When I make these mountain pilgrimages each fall, the beauty and clarity are as immediate as they were in childhood, yet intertwined with layers of family background and memories. That's what makes a true tradition, after all. But the familiar places are hardly as timeless and endearing as childlike impressions would have them. The highway carries commuters as well as urban escapees; the many new houses west of Woodland Park, for example, may once have been mountain retreats but are now a neighborhood. Realty signs have sprouted at Gillett where broken sculptural walls, the tenacious remnants of Father Volpe's church, preside over the pasture like a frail Stonehenge. Whole ghost towns where we used to ramble are buried -- completely -- under the tailings of current mining and ore-processing enterprises.

This year, under the aspen at our old cabin, I contemplate the impossible brilliance of gold leaves against blue sky -- as radiant as the gold leaf and lapis-lazuli pigments used in the most lavish of ancient illuminated manuscripts. The wind sings a sustaining silence in those loquacious leaves, creating a stillness that's so loud you can hear yourself speak, and it's the thinking itself that's noisy.

The grove where I sit is the original eight aspens in their multiple new trunks -- natural clones, as are all aspen groves. There's no trace of the barn where, almost half a century ago, we discovered an antique carved oak table -- but most of my work is done on that same table today.

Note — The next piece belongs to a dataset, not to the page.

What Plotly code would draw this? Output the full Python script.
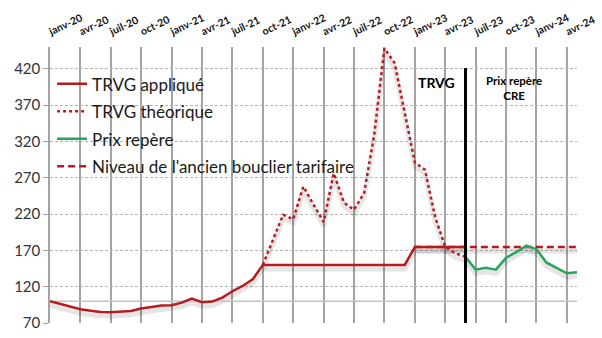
import plotly.graph_objects as go

# ---------------- data ----------------
months = [
    "janv-20", "févr-20", "mars-20", "avr-20", "mai-20", "juin-20", "juil-20", "août-20", "sept-20", "oct-20", "nov-20", "déc-20",
    "janv-21", "févr-21", "mars-21", "avr-21", "mai-21", "juin-21", "juil-21", "août-21", "sept-21", "oct-21", "nov-21", "déc-21",
    "janv-22", "févr-22", "mars-22", "avr-22", "mai-22", "juin-22", "juil-22", "août-22", "sept-22", "oct-22", "nov-22", "déc-22",
    "janv-23", "févr-23", "mars-23", "avr-23", "mai-23", "juin-23", "juil-23", "août-23", "sept-23", "oct-23", "nov-23", "déc-23",
    "janv-24", "févr-24", "mars-24", "avr-24", "mai-24",
]
tick_labels = ["janv-20", "avr-20", "juil-20", "oct-20", "janv-21", "avr-21", "juil-21", "oct-21",
               "janv-22", "avr-22", "juil-22", "oct-22", "janv-23", "avr-23", "juil-23", "oct-23",
               "janv-24", "avr-24"]

trvg_applique_x = months[0:42]
trvg_applique = [100, 96, 92, 89, 87, 85, 84.7, 85.6, 86.5, 90, 92, 94,
                 94.5, 98, 103.5, 98.5, 99.5, 105, 113.7, 121, 130, 150,
                 150, 150, 150, 150, 150, 150, 150, 150, 150, 150, 150, 150, 150, 150,
                 174.5, 174.5, 174.5, 174.5, 174.5, 174.5]

trvg_theorique_x = months[21:42]
trvg_theorique = [150, 184, 219, 213, 258, 233, 209, 276, 236, 226, 249, 330,
                  448, 428, 360, 291, 281, 216, 175, 166, 161]

prix_repere_x = months[41:53]
prix_repere = [161, 143.5, 146, 143.5, 160, 167.5, 176.5, 171.5, 153, 146, 138.5, 140]

bouclier_x = months[36:53]
bouclier = [174.5] * len(bouclier_x)

split_month = "juin-23"
split_line = [70, 421]
base_level = 100

y_ticks = [70, 120, 170, 220, 270, 320, 370, 420]
y_range = [70, 450]

# ---------------- style ----------------
RED = "#B81A20"
GREEN = "#2BA35A"
FONT = "Lato"
shadow_px = 4
plot_h = 338 - 47 - 15
shadow_off = shadow_px * (y_range[1] - y_range[0]) / plot_h
SHADOW = "rgba(0,0,0,0.10)"

fig = go.Figure()

# soft drop shadows under the lines
for xs, ys in [(trvg_applique_x, trvg_applique), (trvg_theorique_x, trvg_theorique),
               (prix_repere_x, prix_repere), (bouclier_x, bouclier)]:
    fig.add_trace(go.Scatter(x=xs, y=[v - shadow_off for v in ys], mode="lines",
                             line=dict(color=SHADOW, width=5), showlegend=False, hoverinfo="skip"))

fig.add_trace(go.Scatter(x=[months[0], months[-1]], y=[base_level, base_level],
                         mode="lines", line=dict(color="#c4c4c4", width=1.5), showlegend=False, hoverinfo="skip"))

fig.add_trace(go.Scatter(x=bouclier_x, y=bouclier, mode="lines", name="Niveau de l'ancien bouclier tarifaire",
                         line=dict(color=RED, width=2.5, dash="7px,4px"), legendrank=4, legendgroup="d"))
fig.add_trace(go.Scatter(x=trvg_theorique_x, y=trvg_theorique, mode="lines", name="TRVG théorique",
                         line=dict(color=RED, width=2.5, dash="dot"), legendrank=2, legendgroup="b"))
fig.add_trace(go.Scatter(x=prix_repere_x, y=prix_repere, mode="lines", name="Prix repère",
                         line=dict(color=GREEN, width=2.5), legendrank=3, legendgroup="c"))
fig.add_trace(go.Scatter(x=trvg_applique_x, y=trvg_applique, mode="lines", name="TRVG appliqué",
                         line=dict(color=RED, width=2.5), legendrank=1, legendgroup="a"))
fig.add_trace(go.Scatter(x=[split_month, split_month], y=split_line, mode="lines",
                         line=dict(color="black", width=3), showlegend=False, hoverinfo="skip"))

fig.add_annotation(x=38.1, y=401, text="<b>TRVG</b>", showarrow=False,
                   font=dict(family=FONT, size=14, color="black"))
fig.add_annotation(x=45.8, y=394, text="<b>Prix repère<br>CRE</b>", showarrow=False,
                   font=dict(family=FONT, size=11.5, color="black"))

fig.update_layout(
    width=602, height=338,
    margin=dict(l=50, r=25, t=47, b=15, autoexpand=False),
    paper_bgcolor="white", plot_bgcolor="white",
    font=dict(family=FONT, color="#262626"),
    legend=dict(x=0.004, y=0.93, xanchor="left", yanchor="top", bgcolor="rgba(0,0,0,0)",
                font=dict(family=FONT, size=17, color="#1a1a1a"), tracegroupgap=2.4,
                traceorder="grouped"),
    showlegend=True,
)
fig.update_xaxes(type="category", categoryorder="array", categoryarray=months, automargin=False,
                 range=[0, len(months) - 1], side="top", tickmode="array", tickvals=tick_labels,
                 tickangle=-25, tickfont=dict(family=FONT, size=10.5, color="#111111", weight="bold"),
                 ticklabelstandoff=8, ticklabelshift=-1,
                 showgrid=True, gridcolor="#a3a3a3", gridwidth=1.5, showline=False, ticks="", zeroline=False)
fig.update_yaxes(range=y_range, tickvals=y_ticks, showgrid=True, gridcolor="#b5b5b5", gridwidth=1,
                 griddash="3px,2px", showline=True, linecolor="#a3a3a3", linewidth=1.5, automargin=False,
                 ticks="outside", ticklen=5, tickcolor="#a3a3a3",
                 tickfont=dict(family=FONT, size=15, color="#333333"), zeroline=False)

fig.write_html("out.html")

I'm here with a spiritual and nostalgic territoriality, no longer owning the place. But I've relinquished my emotional claim on Bill's Ranch; there's suddenly a splendid rope swing near the renovated cabin, and aspen memories are etching themselves indelibly into the hearts of a new set of children there. And while I resist imagining development at the lonesome open meadow that was Gillett, I have to admit that a century ago the SPCA had a showdown with bullfight promoters in that busy town, and the church walls echoed with song.

Through all these noisy thoughts runs a thread of continuity, of cycles. Seasonal traditions of time and place are like the new tree trunks in a timeless aspen grove, carrying life on, springing forth from strong old touchstone roots.